Reflective of reality
Reasons for simulation (4)
- Actual environment too hard to observe
- not possible to develop analytical solution
- not sufficient time to allow time to operate extensively
- actual operation and observation is too disruptive
2 Types of simulation model
- Deterministic - all data known with certainty
- Probabilistic - Some data described by probability distributions
Shortcomings of simulation (5)
- Not precise
- Expensive, and timely to develop
- Not available for all situations. Without random component, all experiments would produce same answer
- Evaluates, does not generate solution techniques
- Changing too many parameters at same time
5 steps of Monte Carlo simulation
For RANDOM NUMBERs.
1. Setting up probability distribution for variables
2. Building a cumulative probability distribution for a variable
3. Establish an interval of random numbers for a variable
4. Generate random numbers
5. Simulate a series of trials
Midsquare technique for random numbers
- Start with 4 digit number
- Square it to get 8 digit (add 0 to front if 7)
take middle 4 (digit 3, 4, 5, and 6) and /1000 for random number - The middle 4 digits is the next base number
Congruential random number generator
Random number is a function of seed mod m.

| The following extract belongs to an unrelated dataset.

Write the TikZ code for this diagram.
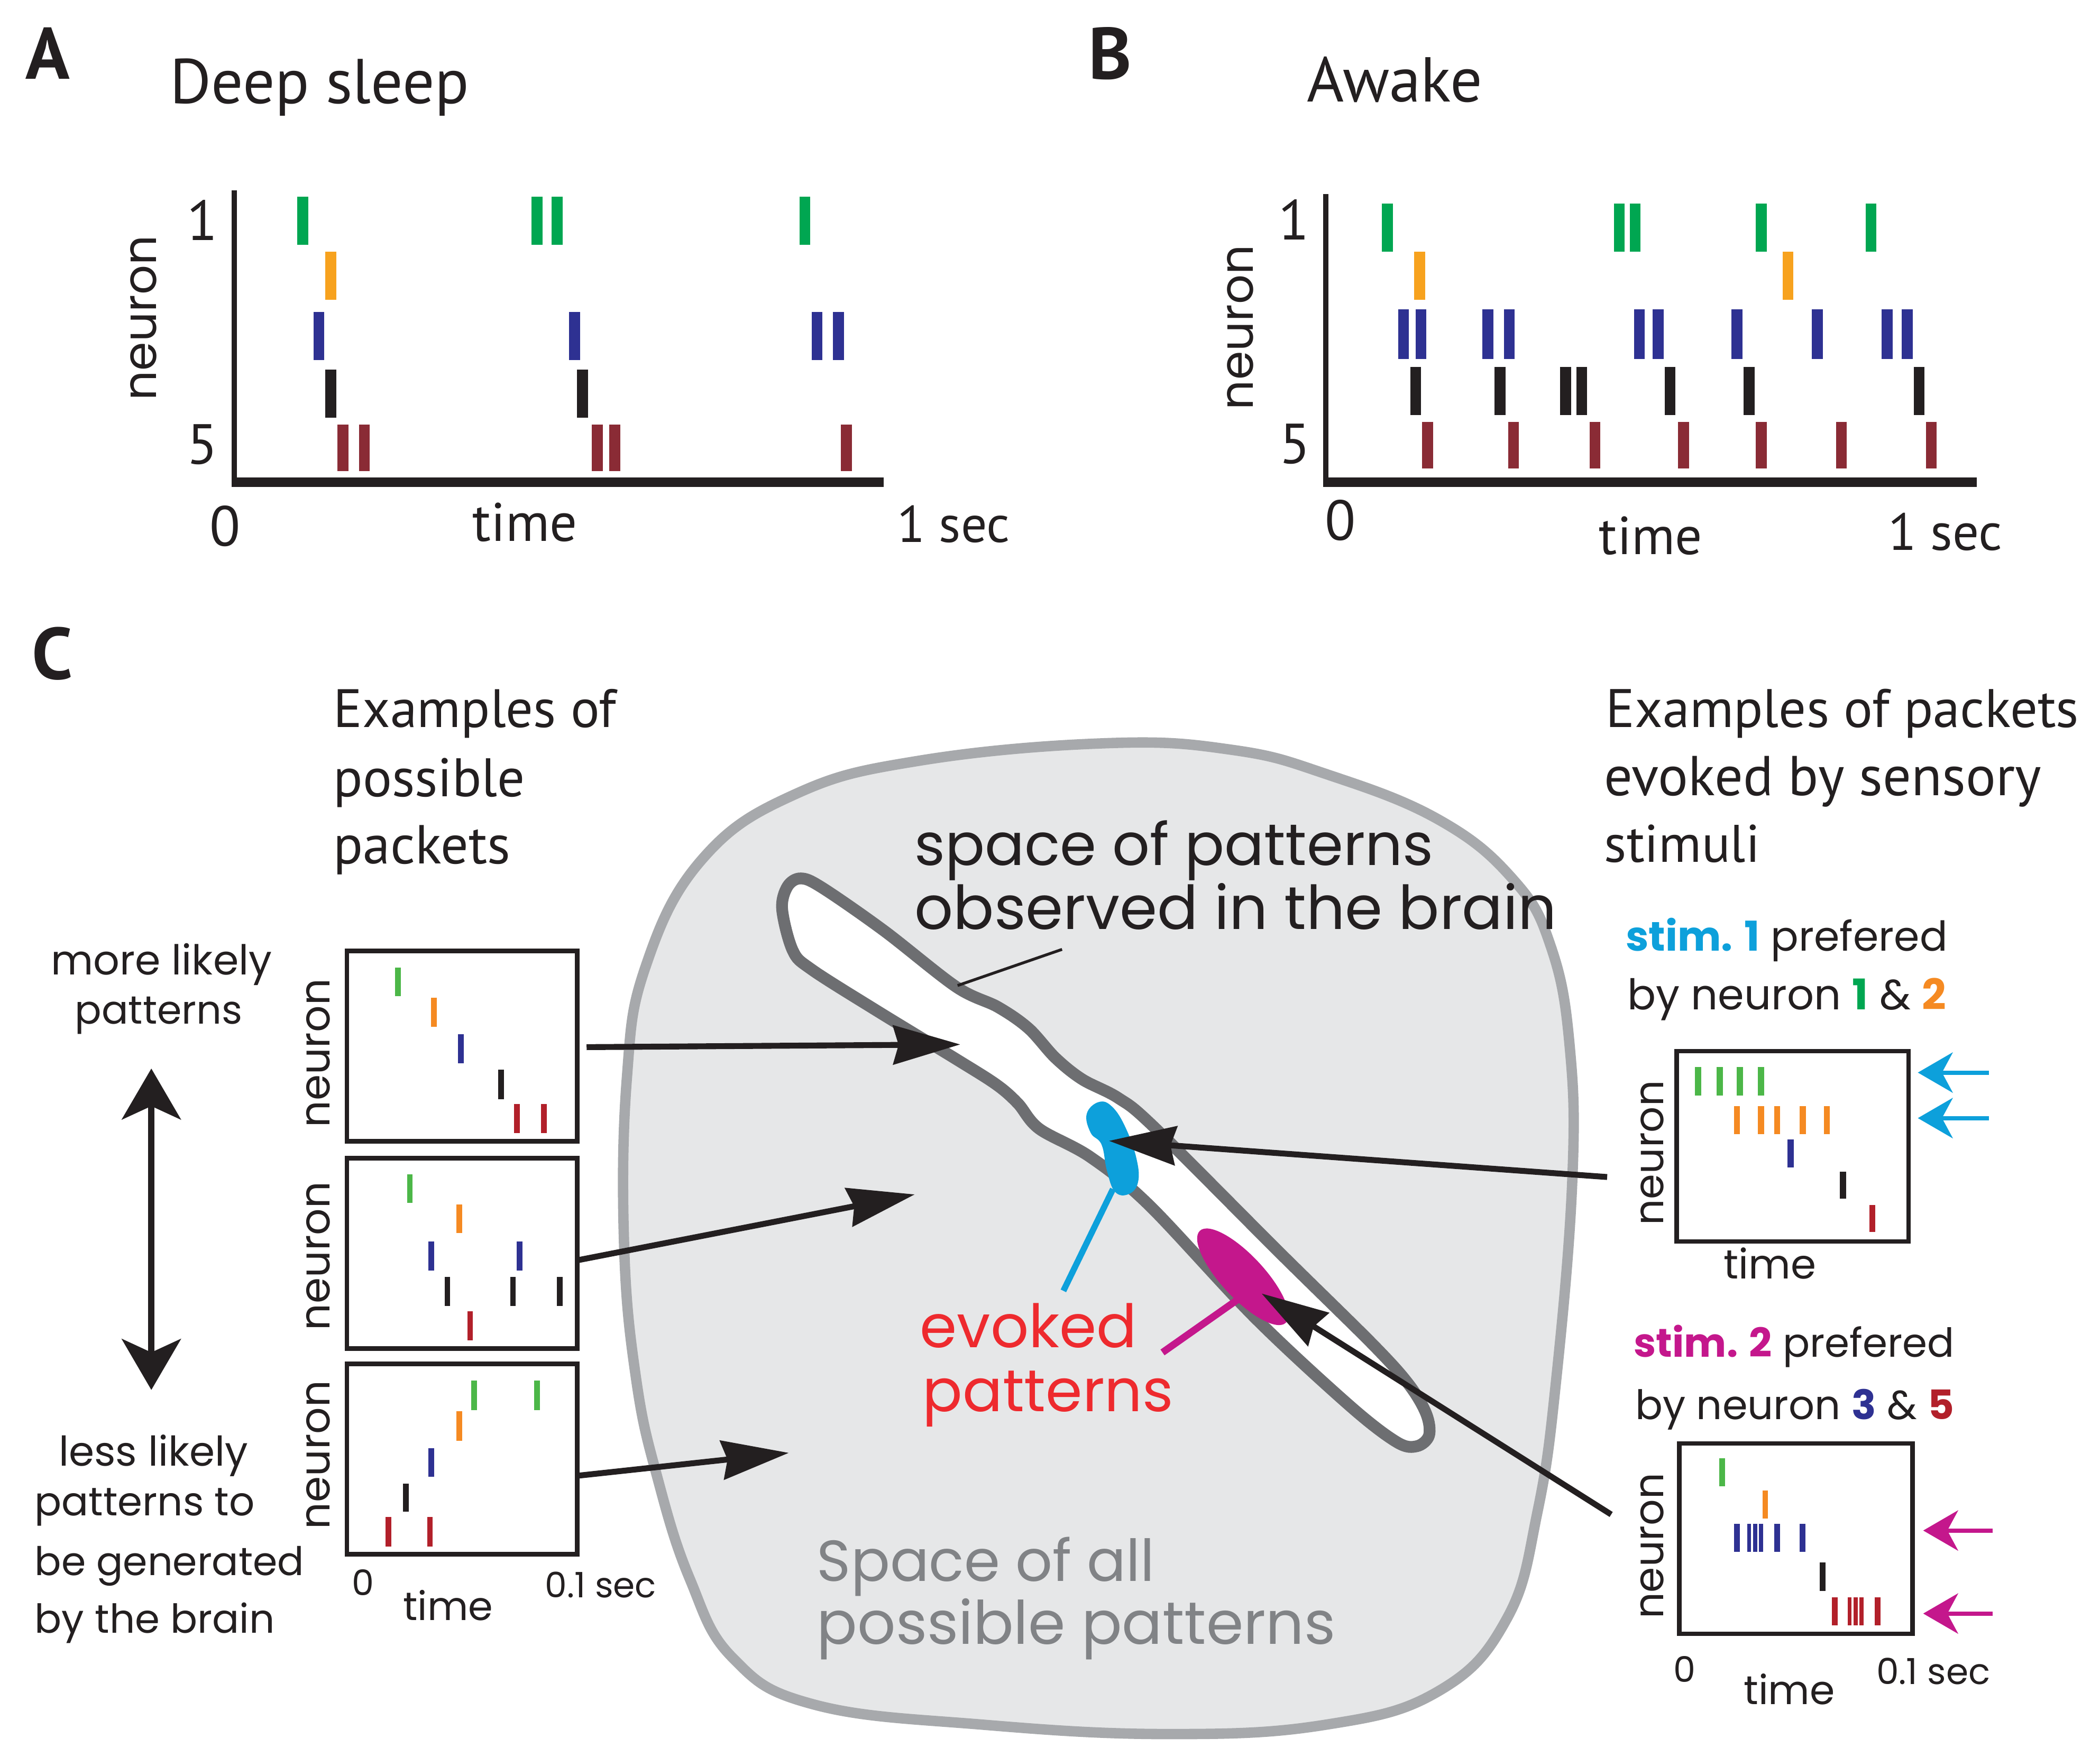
\documentclass[tikz,border=0pt]{standalone}
\usepackage{fontspec}
\setmainfont{Poppins}
\newfontfamily\myr{PT Sans}
\usetikzlibrary{arrows.meta}
\definecolor{tk}{HTML}{231F20}
\definecolor{sg}{HTML}{00A651}
\definecolor{so}{HTML}{F7A21E}
\definecolor{sb}{HTML}{2E3192}
\definecolor{sr}{HTML}{8A2B35}
\definecolor{cg}{HTML}{4CB748}
\definecolor{co}{HTML}{F58A22}
\definecolor{cr}{HTML}{B2202A}
\definecolor{cy}{HTML}{0DA0DB}
\definecolor{mg}{HTML}{C4178C}
\definecolor{evr}{HTML}{EE2A2E}
\definecolor{gfill}{HTML}{E6E7E8}
\definecolor{gline}{HTML}{A7A9AC}
\definecolor{gin}{HTML}{6D6E71}
\definecolor{gtext}{HTML}{818386}
\newcommand\fw[2]{\resizebox{#1mm}{!}{#2}}
\newcommand\spikes[5]{\foreach \xx in {#5}{\draw[draw=#1, line width=#4] (\xx,#2) -- (\xx,#3);}}
\begin{document}
\begin{tikzpicture}[x=0.01cm,y=-0.01cm,
  lbl/.style={inner sep=0pt, outer sep=0pt, anchor=base west, text=tk},
  cl/.style={inner sep=0pt, outer sep=0pt, anchor=center, text=tk},
  rot/.style={inner sep=0pt, outer sep=0pt, anchor=center, rotate=90, text=tk},
  big/.style={cl, font=\myr\bfseries\fontsize{15.5}{15.5}\selectfont},
  dig/.style={cl, font=\myr\fontsize{12}{12}\selectfont},
  sdig/.style={cl, font=\fontsize{7.5}{7.5}\selectfont},
  pbox/.style={draw=tk, line width=0.95pt, inner sep=0pt, minimum width=1.72cm, minimum height=1.42cm},
  barrow/.style={draw=tk, line width=1.25pt, -{Stealth[length=5mm,width=2.9mm,inset=0.4mm]}},
  sarrow/.style={line width=0.9pt, -{Stealth[length=2.6mm,width=3mm,inset=0.8mm]}}
]
\useasboundingbox (0,0) rectangle (1568,1312);
\fill[white] (0,0) rectangle (1568,1312);

% ---------------- Panel A ----------------
\node[big] (labA) at (35.5,40) {A};
\node[lbl, font=\myr] (tA) at (127,77) {\fw{22.3}{Deep sleep}};
\node[rot] (nA) at (107,237.5) {\fw{12.3}{neuron}};
\node[dig] (a1) at (151,164.5) {1};
\node[dig] (a5) at (151,332) {5};
\node[dig] (a0) at (168,393) {0};
\node[lbl, font=\myr] (atime) at (353,404) {\fw{7.8}{time}};
\node[lbl, font=\myr] (asec) at (670,405) {\fw{8.4}{1 sec}};
\draw[tk, line width=1.1pt] (175,142) -- (175,362);
\draw[tk, line width=2pt] (173,360) -- (660,360);
\spikes{sg}{147}{183}{2.3pt}{226,401,416,601}
\spikes{so}{188}{224}{2.3pt}{247}
\spikes{sb}{233}{269}{2.3pt}{238,429,610,626}
\spikes{tk}{276}{312}{2.3pt}{247,435}
\spikes{sr}{317}{352}{2.3pt}{256,272,446,459,632}

% ---------------- Panel B ----------------
\node[big] (labB) at (829,40) {B};
\node[lbl, font=\myr] (tB) at (976,76) {\fw{13.1}{Awake}};
\node[rot] (nB) at (926,244.5) {\fw{12.3}{neuron}};
\node[dig] (b1) at (966,164) {1};
\node[dig] (b5) at (967,331.5) {5};
\node[dig] (b0) at (1001,388.5) {0};
\node[lbl, font=\myr] (btime) at (1194,414) {\fw{7.7}{time}};
\node[lbl, font=\myr] (bsec) at (1410,411) {\fw{8.5}{1 sec}};
\draw[tk, line width=1.1pt] (990,145) -- (990,362);
\draw[tk, line width=2pt] (988,360) -- (1476,360);
\spikes{sg}{152}{188}{2.3pt}{1036,1209,1221,1315,1397}
\spikes{so}{188}{224}{2.3pt}{1060,1335}
\spikes{sb}{231}{268}{2.3pt}{1048,1061,1111,1127,1224,1238,1297,1357,1409,1424}
\spikes{tk}{274}{310}{2.3pt}{1057,1120,1169,1181,1247,1306,1433}
\spikes{sr}{315}{350}{2.3pt}{1066,1130,1191,1257,1315,1375,1442}

% ---------------- Panel C ----------------
\node[big] (labC) at (39,488) {C};
\node[lbl, font=\myr] (ex1) at (249,543) {\fw{21.1}{Examples of}};
\node[lbl, font=\myr] (ex2) at (249,595) {\fw{14.3}{possible}};
\node[lbl, font=\myr] (ex3) at (249,645) {\fw{13.2}{packets}};
\node[lbl, font=\myr] (ey1) at (1199,543) {\fw{35.3}{Examples of packets}};
\node[lbl, font=\myr] (ey2) at (1198,594) {\fw{32.6}{evoked by sensory}};
\node[lbl, font=\myr] (ey3) at (1198,644) {\fw{11.6}{stimuli}};

% big blob
\filldraw[fill=gfill, draw=gline, line width=2.2pt] plot[smooth cycle, tension=0.7] coordinates {
 (827,555) (920,560) (990,578) (1074,612) (1130,657) (1158,707) (1172,781) (1174,881)
 (1162,1030) (1148,1129) (1125,1209) (1074,1263) (990,1288) (873,1295) (734,1288)
 (608,1273) (547,1238) (515,1179) (491,1104) (475,1030) (466,930) (468,806) (482,722)
 (524,642) (594,593) (687,568)};
% inner elongated space
\filldraw[fill=white, draw=gin, line width=2.5pt] plot[smooth cycle, tension=0.55] coordinates {
 (584,679) (588,662) (598,656) (614,663) (660,695) (714,737) (745,752) (768,768) (788,790)
 (808,806) (835,820) (862,842) (955,935) (1025,1004) (1052,1034) (1065,1056) (1067,1072)
 (1058,1080) (1043,1077) (1008,1050) (937,984) (858,900) (814,864) (776,843) (760,824)
 (744,810) (714,791) (655,755) (606,724) (592,710)};
% blue blob
\fill[cy] plot[smooth cycle, tension=0.7] coordinates {
 (811.4,831.9) (820.4,823) (830.5,826.6) (840.6,842.5) (848.6,865.4) (849.7,883) (842.6,891.8)
 (832.5,890) (826.5,874.2) (822.5,854.8) (814.4,846)};
\draw[cy, line width=1.3pt] (831,888) -- (794,964);
% magenta ellipse
\begin{scope}[shift={(928,953.5)}, rotate=-47]
\fill[mg] (0,0) ellipse [x radius=47, y radius=16];
\end{scope}
\draw[mg, line width=1.5pt] (927,968.5) -- (868,1010);

\node[lbl] (sp1) at (683,646) {\fw{38.7}{space of patterns}};
\node[lbl] (sp2) at (683,694) {\fw{47.9}{observed in the brain}};
\coordinate (pt1) at (793,709);
\coordinate (pt2) at (715,736);
\draw[tk, line width=0.6pt] (pt1) -- (pt2);
\node[lbl, text=evr] (ev1) at (687,1006.5) {\fw{16.2}{evoked}};
\node[lbl, text=evr] (ev2) at (689,1054) {\fw{18.7}{patterns}};
\node[lbl, text=gtext] (sa1) at (610,1181) {\fw{25.2}{Space of all}};
\node[lbl, text=gtext] (sa2) at (610,1228) {\fw{38.7}{possible patterns}};

% left texts
\node[lbl] (ml1) at (38,728) {\fw{16.5}{more likely}};
\node[lbl] (ml2) at (56,764.6) {\fw{12.5}{patterns}};
\node[lbl] (ll1) at (44,1094.6) {\fw{14.1}{less likely}};
\node[lbl] (ll2) at (26,1132) {\fw{16.4}{patterns to}};
\node[lbl] (ll3) at (26,1176.5) {\fw{20.1}{be generated}};
\node[lbl] (ll4) at (26,1219.6) {\fw{17.9}{by the brain}};
\coordinate (dtop) at (113,798);
\coordinate (dbot) at (113,1038);
\draw[tk, line width=1.3pt, {Stealth[length=3.8mm,width=4.4mm,inset=1mm]}-{Stealth[length=3.8mm,width=4.4mm,inset=1mm]}] (dtop) -- (dbot);

% left boxes
\node[pbox] (box1) at (345,781.2) {};
\node[pbox] (box2) at (345,936) {};
\node[pbox] (box3) at (345,1089.6) {};
\node[rot] (nC1) at (237.5,786.5) {\fw{11.1}{neuron}};
\node[rot] (nC2) at (237.5,938) {\fw{11.1}{neuron}};
\node[rot] (nC3) at (237.5,1086.5) {\fw{11.1}{neuron}};
\node[sdig] (c0) at (271,1182) {0};
\node[lbl] (ctime) at (301,1210) {\fw{6.7}{time}};
\node[lbl] (csec) at (407,1193) {\fw{8.3}{0.1 sec}};
% box1 spikes
\spikes{cg}{722.5}{744}{1.2pt}{297}
\spikes{co}{745}{767}{1.2pt}{324}
\spikes{sb}{772.5}{794}{1.2pt}{344}
\spikes{tk}{799}{821}{1.2pt}{374}
\spikes{cr}{824.6}{846}{1.2pt}{386,406}
% box2 spikes
\spikes{cg}{877}{898.5}{1.2pt}{306}
\spikes{co}{899.5}{921}{1.2pt}{343}
\spikes{sb}{927}{949}{1.2pt}{322,388}
\spikes{tk}{953.7}{975.4}{1.2pt}{334,383,418}
\spikes{cr}{979.3}{1001}{1.2pt}{351}
% box3 spikes
\spikes{cg}{1031}{1053}{1.2pt}{354,401}
\spikes{co}{1054}{1076}{1.2pt}{343}
\spikes{sb}{1081.5}{1103}{1.2pt}{322}
\spikes{tk}{1108}{1129}{1.2pt}{303}
\spikes{cr}{1133}{1155}{1.2pt}{290,321}

% right boxes
\node[lbl] (st1) at (1214,710) {\fw{24.0}{\textcolor{cy}{\bfseries stim. 1} prefered}};
\node[lbl] (bn1) at (1215,754) {\fw{23.8}{by neuron \textcolor{sg}{\bfseries 1} \& \textcolor{co}{\bfseries 2}}};
\node[pbox, minimum width=1.73cm] (box4) at (1338.5,856) {};
\node[rot] (nR1) at (1233.5,861) {\fw{10.8}{neuron}};
\node[lbl] (rtime1) at (1287,955) {\fw{6.9}{time}};
\spikes{cg}{797}{818}{1.3pt}{1268,1284,1299,1315}
\spikes{co}{826}{847}{1.3pt}{1297,1315,1327,1346,1364}
\spikes{sb}{851}{872}{1.3pt}{1337}
\spikes{tk}{875}{895}{1.3pt}{1376}
\spikes{cr}{900}{920}{1.3pt}{1398}

\node[lbl] (st2) at (1220,1013.6) {\fw{23.9}{\textcolor{mg}{\bfseries stim. 2} prefered}};
\node[lbl] (bn2) at (1221,1060) {\fw{23.8}{by neuron \textcolor{sb}{\bfseries 3} \& \textcolor{cr}{\bfseries 5}}};
\node[pbox, minimum width=1.74cm] (box5) at (1341,1149) {};
\node[rot] (nR2) at (1233.5,1154.5) {\fw{10.9}{neuron}};
\node[sdig] (r0) at (1258,1246.5) {0};
\node[lbl] (rtime2) at (1302,1273) {\fw{6.8}{time}};
\node[lbl] (rsec) at (1401,1258) {\fw{8.5}{0.1 sec}};
\spikes{cg}{1089}{1110}{1.2pt}{1286}
\spikes{co}{1113}{1134}{1.2pt}{1318}
\spikes{sb}{1138}{1159}{1.2pt}{1297,1327,1346}
\spikes{sb}{1138}{1159}{0.85pt}{1306,1310.5,1315}
\spikes{tk}{1167}{1188}{1.2pt}{1361}
\spikes{cr}{1193}{1214}{1.2pt}{1370,1402}
\spikes{cr}{1193}{1214}{0.85pt}{1381,1385.5,1390}

% stimulus arrows
\coordinate (cs1) at (1485,801); \coordinate (ct1) at (1432,801);
\coordinate (cs2) at (1485,835); \coordinate (ct2) at (1432,835);
\draw[cy, sarrow] (cs1) -- (ct1);
\draw[cy, sarrow] (cs2) -- (ct2);
\coordinate (ms1) at (1488,1143); \coordinate (mt1) at (1436,1143);
\coordinate (ms2) at (1488,1205); \coordinate (mt2) at (1436,1205);
\draw[mg, sarrow] (ms1) -- (mt1);
\draw[mg, sarrow] (ms2) -- (mt2);

% black arrows into the space
\coordinate (s1) at (438,782); \coordinate (t1) at (717,780);
\coordinate (s2) at (432,941); \coordinate (t2) at (683,892);
\coordinate (s3) at (432,1102); \coordinate (t3) at (589,1085);
\coordinate (s4) at (1200,879); \coordinate (t4) at (828,852);
\coordinate (s5) at (1203,1131); \coordinate (t5) at (942,966);
\draw[barrow] (s1) -- (t1);
\draw[barrow] (s2) -- (t2);
\draw[barrow] (s3) -- (t3);
\draw[barrow] (s4) -- (t4);
\draw[barrow] (s5) -- (t5);
\end{tikzpicture}
\end{document}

eg. seed Z0 =1, f(Z)=aZ0 mod m
a = 6, m=13
Z1 = (1*6)/13 = 0 remain 6.
6/m-1= 6/12=0.5
0.5 is the random number.
Why use inventory management models
Help managers face problems of maintaining sufficient inventories to meet demand as well as incurring lowest inventory holding costs
Inventory management costs to consider
- Ordering costs
- Holding costs
- (Backorder cost)
What is Simulation?
The process of building a mathematical or logical model of a system or a decision problem and experimenting with the model to obtain insights into the system’s behaviour or to assist in solving the decision problem.
Steps in Simulation Process (7)
- Define the problem/system, identifying the basis entities.
- Formulate the model (i.e., process and flows).
- Identify/collect data to test the model.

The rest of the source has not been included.